# FreeBSD is possibly an uninstallable OS



## Bavaria (May 17, 2014)

So, I wanted to give new life to a previous Windows machine. I decided to give FreeBSD 10.0-RELEASE ISO a try, because I am masochistic I suppose. I couldn't figure out in the FreeBSD installer how to do full-disk encryption, but I found a tutorial on the Internet saying:



> simply choose "ZFS" at the "Partitioning" menu and toggle the "Encrypt disks?" prompt with the enter key.

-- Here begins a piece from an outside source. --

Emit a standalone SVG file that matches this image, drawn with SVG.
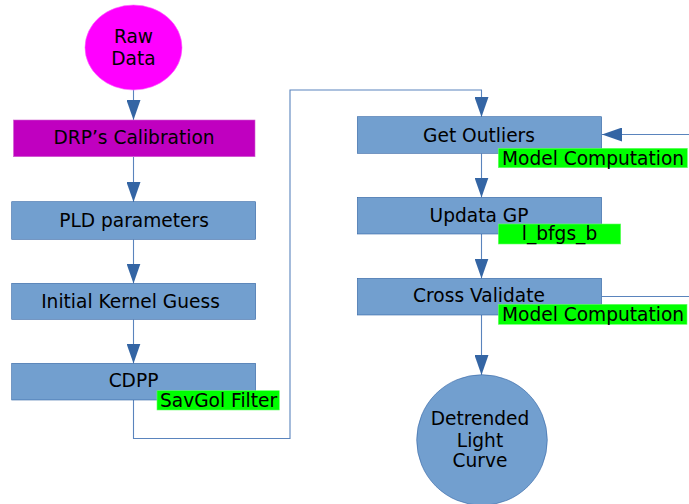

OK, so I did that, but the installation stalled at 32% at the "Extracting Distribution Files" progress screen. I run the installer again. Again, stalled at 32%. I run the installer deselecting some of the default items. The installer stalled earlier. At this point, I gave up on full-disk encryption, and I tried installing normally using the Guided Installation. It worked.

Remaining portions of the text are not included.